Even if the industry is coerced to phase out child labour, the issue will be viewed as ‘tackled’ but only at the industry level as it will then spill over into the society that might still keep generating streams of child workers due to high population growth and underdevelopment both of which too are interlinked.

So, phasing out of child workers at the industry-level may not necessarily be synonymous with phasing them out from the society unless and until they actually are phased out from the society through integrative and inclusive development strategies.

The best example of child labour that will over time lead to phasing out of child labour is child labour helping the family on family-owned farms. This calls for land reforms through which land is given to the peasants who engage full family labour to raise output and incomes. As they transform into mixed farming, demand will be generated for agriculture-specific education whose utility the family will be able to see in the immediate future.

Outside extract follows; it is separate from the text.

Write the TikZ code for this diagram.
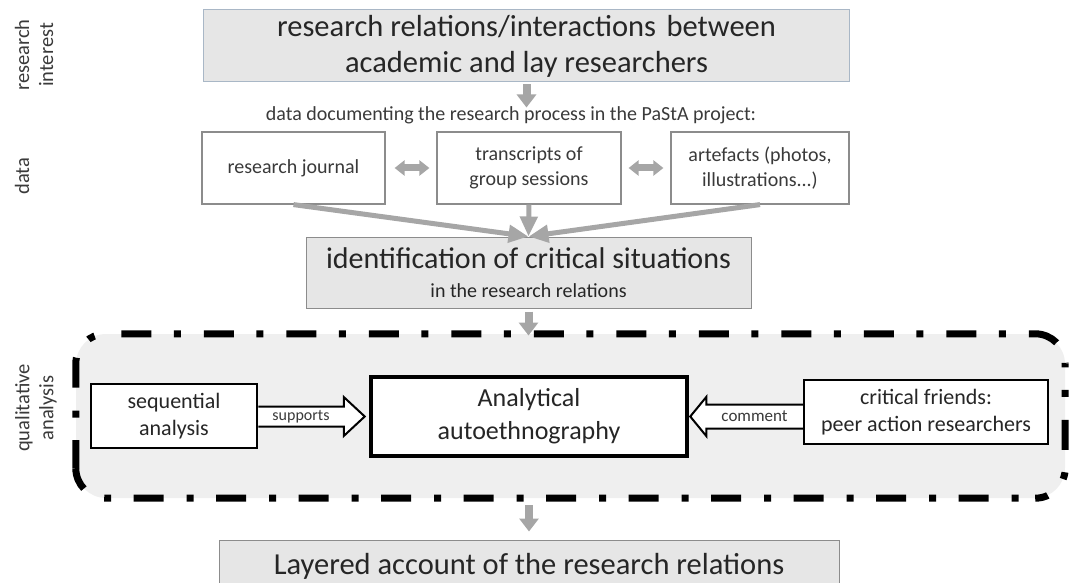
\documentclass[tikz,border=0pt]{standalone}
\usepackage{fontspec}
\setmainfont{Carlito}
\usetikzlibrary{arrows.meta,calc}
\definecolor{boxfill}{HTML}{E6E6E6}
\definecolor{regfill}{HTML}{EFEFEF}
\definecolor{arrowgray}{HTML}{A6A6A6}
\definecolor{txt}{HTML}{3A3A3A}
\definecolor{boxline}{HTML}{8C8C8C}
\definecolor{topline}{HTML}{A9B7C6}
\begin{document}
\begin{tikzpicture}[x=1pt,y=-1pt,
 graybox/.style={draw=boxline, line width=1pt, fill=boxfill, inner sep=0pt, text=black!85, align=center},
 databox/.style={draw=boxline, line width=1.2pt, fill=white, inner sep=0pt, text=txt, align=center, font=\fontsize{20}{24.5}\selectfont},
 qualbox/.style={draw=black, fill=white, inner sep=0pt, align=center, text=black!85},
 sidelabel/.style={rotate=90, align=center, text=txt, font=\fontsize{20.5}{24}\selectfont},
 grayarrow/.style={draw=arrowgray, line width=8pt, -{Triangle[length=13pt,width=19pt]}},
 convarrow/.style={draw=arrowgray, line width=5pt, -{Triangle[length=20pt,width=17pt]}},
 dblarrow/.style={draw=arrowgray, line width=7pt, {Triangle[length=10pt,width=15pt]}-{Triangle[length=10pt,width=15pt]}},
 openarrow/.style={draw=black, line width=2pt, fill=white, line join=miter},
 arrowlabel/.style={text=txt, inner sep=0pt},
 dashdot/.style={draw=black, line width=7pt, rounded corners=30pt,
      dash pattern=on 30pt off 22.5pt on 7pt off 23pt},
 ]
\useasboundingbox (0,0) rectangle (1069,583);
\clip (0,0) rectangle (1069,583);

% side labels
\node[sidelabel] (lab1) at (34,55) {research\\interest};
\node[sidelabel] (lab2) at (22,176) {data};
\node[sidelabel] (lab3) at (36,408) {qualitative\\analysis};

% research interest
\node[graybox, draw=topline, minimum width=646pt, minimum height=72pt,
      font=\fontsize{30.5}{36}\selectfont] (top) at (526.5,46)
      {research relations/interactions\hspace{0.12em} between\\academic and lay researchers};

\node[text=txt, font=\fontsize{20}{24}\selectfont] (datatext) at (511,115.5)
      {data documenting the research process in the PaStA project:};

% data boxes
\node[databox, minimum width=183pt, minimum height=72pt] (journal) at (293.5,168) {research journal};
\node[databox, minimum width=184pt, minimum height=72pt] (trans) at (529,168) {transcripts of\\group sessions};
\node[databox, minimum width=178pt, minimum height=72pt] (arte) at (760,168) {artefacts (photos,\\illustrations...)};

% identification
\node[graybox, minimum width=445pt, minimum height=71pt,
      font=\fontsize{30}{29}\selectfont] (ident) at (528.5,272.5)
      {identification of critical situations\\{\fontsize{20}{24}\selectfont in the research relations}};

% qualitative analysis region
\node[fill=regfill, rounded corners=30pt, minimum width=989pt, minimum height=164pt,
      inner sep=0pt] (qual) at (570.5,416) {};
\draw[dashdot, dash phase=67pt] ($(qual.north west)+(30,0)$) -- (qual.north east) -- ($(qual.north east)+(0,30)$);
\draw[dashdot, dash phase=26.5pt] ($(qual.north east)+(0,30)$) -- (qual.south east) -- ($(qual.south east)+(-30,0)$);
\draw[dashdot, dash phase=36pt] ($(qual.south east)+(-30,0)$) -- (qual.south west) -- ($(qual.south west)+(0,-30)$);
\draw[dashdot, dash phase=2pt] ($(qual.south west)+(0,-30)$) -- (qual.north west) -- ($(qual.north west)+(30,0)$);

\node[qualbox, line width=2.5pt, minimum width=166pt, minimum height=64pt,
      font=\fontsize{22}{27}\selectfont] (seq) at (174,416) {sequential\\analysis};
\node[qualbox, line width=4.5pt, minimum width=316pt, minimum height=79pt,
      font=\fontsize{26}{33}\selectfont] (ana) at (529,416.5) {Analytical\\autoethnography};
\node[qualbox, line width=2.5pt, minimum width=244pt, minimum height=64pt,
      font=\fontsize{22}{27.5}\selectfont] (crit) at (926,412) {critical friends:\\peer action researchers};

% result
\node[graybox, minimum width=620pt, minimum height=52pt,
      font=\fontsize{30.5}{36}\selectfont] (layer) at (529,566)
      {Layered account of the research relations};

% gray connectors
\draw[grayarrow] ($(top.south)+(0,2)$) -- ($(top.south)+(0,25)$);
\draw[dblarrow] ($(journal.east)+(9,0)$) -- ($(trans.west)+(-7,0)$);
\draw[dblarrow] ($(trans.east)+(7,0)$) -- ($(arte.west)+(-7,0)$);
\draw[convarrow] (journal.south) -- (ident.north);
\draw[convarrow] (trans.south) -- (ident.north);
\draw[convarrow] (arte.south) -- (ident.north);
\draw[grayarrow] ($(ident.south)+(0,3)$) -- ($(ident.south)+(0,27)$);
\draw[grayarrow] ($(layer.north |- qual.south)+(0,7)$) -- ($(layer.north)+(0,-8)$);

% open block arrows
\path (seq.east) coordinate (se) (ana.west) coordinate (aw)
      (ana.east) coordinate (ae) (crit.west) coordinate (cw);
\draw[openarrow] ($(se |- aw)+(0,-10)$) -- ($(aw)+(-25,-10)$) -- ($(aw)+(-25,-19.5)$)
   -- ($(aw)+(-4,0)$) -- ($(aw)+(-25,19.5)$) -- ($(aw)+(-25,10)$) -- ($(se |- aw)+(0,10)$);
\node[arrowlabel, font=\fontsize{16}{16}\selectfont] (suplab) at ($(se |- aw)!0.5!($(aw)+(-25,0)$)$) {supports};
\draw[openarrow] ($(cw |- ae)+(0,-12)$) -- ($(ae)+(17,-12)$) -- ($(ae)+(17,-19.5)$)
   -- ($(ae)+(1,0)$) -- ($(ae)+(17,19.5)$) -- ($(ae)+(17,12)$) -- ($(cw |- ae)+(0,12)$);
\node[arrowlabel, font=\fontsize{17}{17}\selectfont] (comlab) at ($(cw |- ae)!0.5!($(ae)+(17,0)$)$) {comment};
\end{tikzpicture}
\end{document}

As agriculture-specific education of the young turns over directly and soon enough into raised agricultural output and incomes, the opportunity cost of child labour will have been raised sufficiently to induce child education instead of child work. The families would then be entering into a virtuous cycle of development whereby child education rather than child work would gain primacy.

Currently, poor parents see not much utility of education in an environment characterized with paucity of opportunity whose upshot is that opportunity cost of education is high which is why education is discouraged and work encouraged due to its low opportunity cost. If it is only an issue of raising the opportunity cost of child labour, then it can be raised in the above policy environment that would over time integrate all in the national economic mainstream.

In the absence of above policy climate, the poor do not see much need for education. For, in addition to immediate income streams, they also seek vocational training of their young ones in an environment where they know that their next generation too will exist not as a part of but on the periphery of a dualistic society.

Consequently, they also impart survival skills to their young through early initiation in various vocations almost on the same lines as the educated families do who start sending their children to schools from a young age of five or six which is no less laborious than child labour who too are trained for jobs in the future from a young age.

These drills from an early age equip both classes of children to cope with the requirements of life that one class will live in the formal system and the other in the informal system. Unless the formal and the informal are integrated and perceived as such by the poor, they will not see the value of education that we want them to realize. It is in this integrating poverty-alleviating policy environment that the aspirations of the two classes will begin to converge as both would now be growing together socio-economically.

Amongst other outcomes, another favourable impact will be on the family size outlook that all would want to restrict to a manageable level thus reducing both household demand for child workers’ income as well as supply of child workers into the economy. The issue will then take care of itself as a logical outcome of integrative and inclusive development policy.

Those who seek an outright end to child labour should then be demanding land reforms too in conjunction. But, they ignore land reforms as they think that land reforms are undoable and talk of only ending child labour when that too is undoable without land reforms.